What do you do now? My point of view: Great - we do suddenly have a good solution candidate. So, we now immediately put on the tester's hat, design a set of test cases that cover a selected input partitioning, and validate the solution. As programmers, we expect to be lucky in that we solved the problem; but as testers, we must think about how to break the implementation - so we will do all the typical things: Boundary cases for  input and output (black box testing), as well as boundary cases for internal behavior (white box testing). When all these tests are green, we are altogether happy.

There's no real need to iterate, in a TDD sense, over the test cases: We can write all of them at once and then check the algorithm. Whether this is a good idea apparently hinges on the subtle idea of whether we think that the algorithm is correct anyway - then, any intermediate test runs are wasted - or we distrust that "solution from heaven" - then, intermediate test runs are fine, and we return to a sort of "degenerated TDD" (where no test ever runs red if the solution actually is one).
Is this ok? My point of view: Of course. A solution that survives more tests might not be as much fun as "solving by bug fixing" - but it is simply the fastest way to go.

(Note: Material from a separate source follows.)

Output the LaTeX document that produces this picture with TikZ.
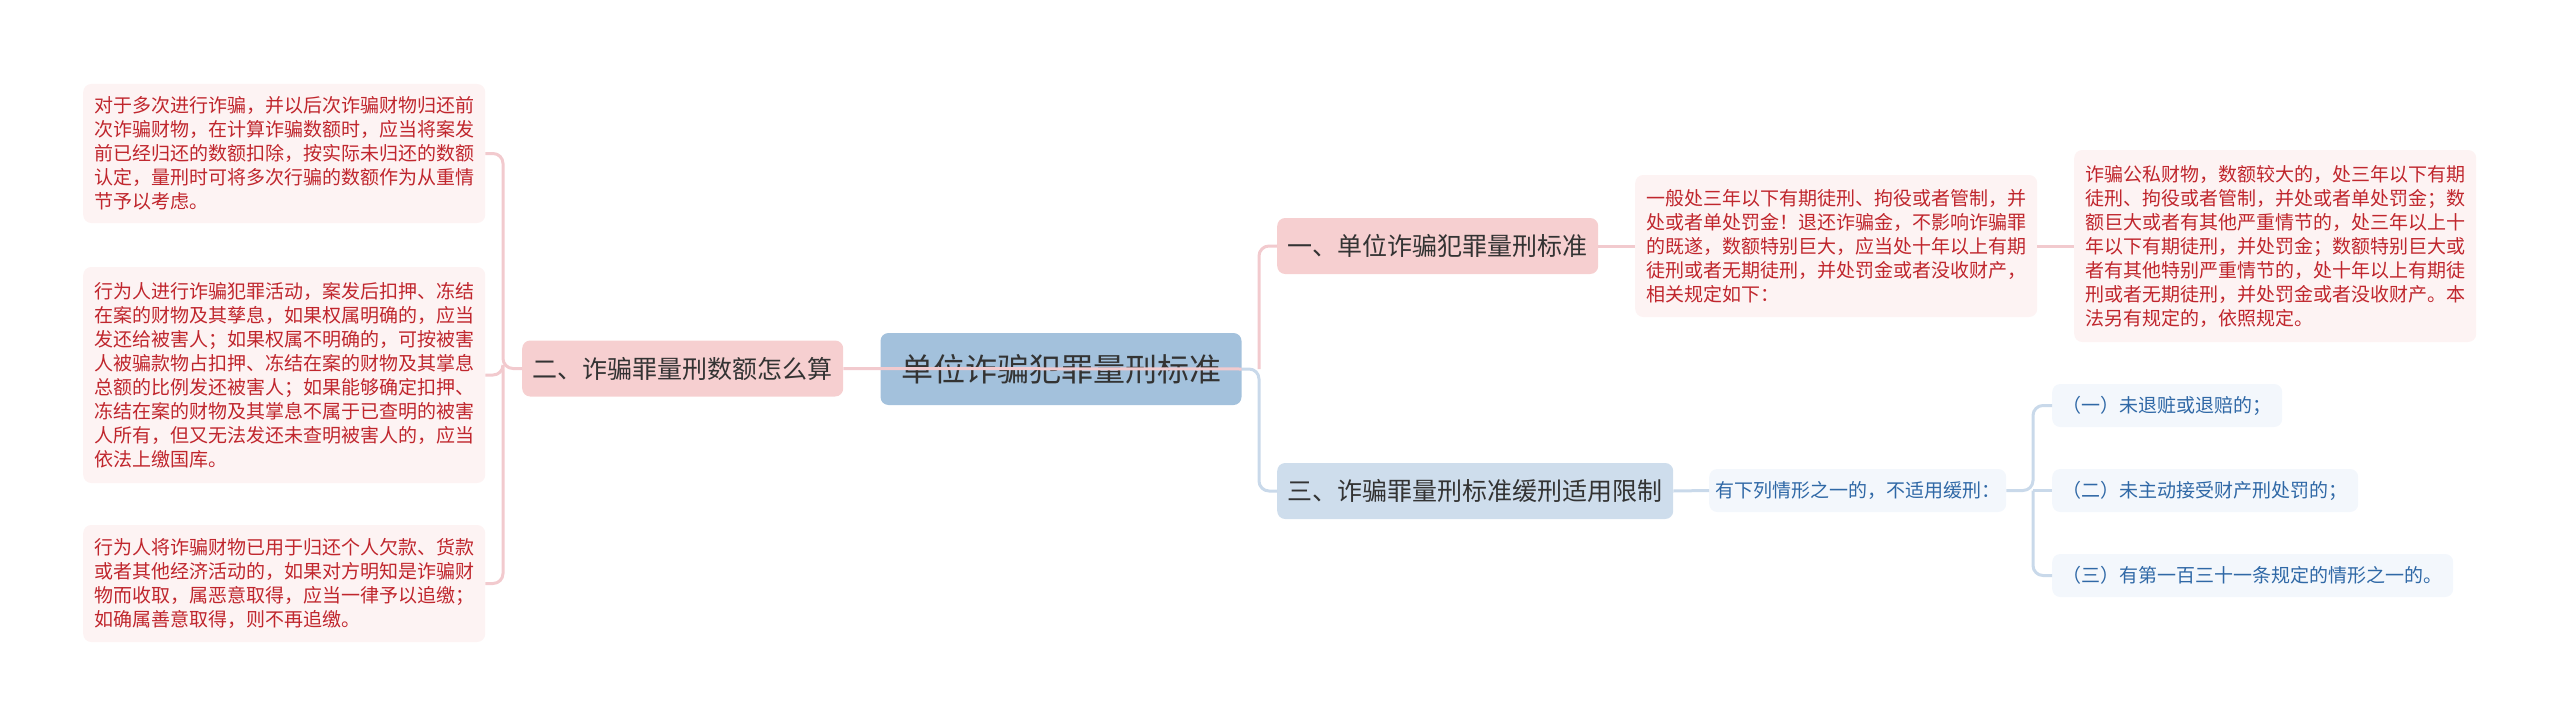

There's not much more that I can say. I somehow circled this triplet of "incremental TDD", "visionary solutions" (that shortcut those increments), and "pure validation tests" (that are never red), and know now what I consider a sensible approach: Namely to work with an "overall incremental (TDD) process", but at any time allow "creative problem solving" and "classical (covering) test case design".

So be it.

1 comment:

  1. You are talking about test case creation. Regression test *selection* is relevant when you have accumulated lots of test cases, and the test suite becomes too slow to run after each change to the code.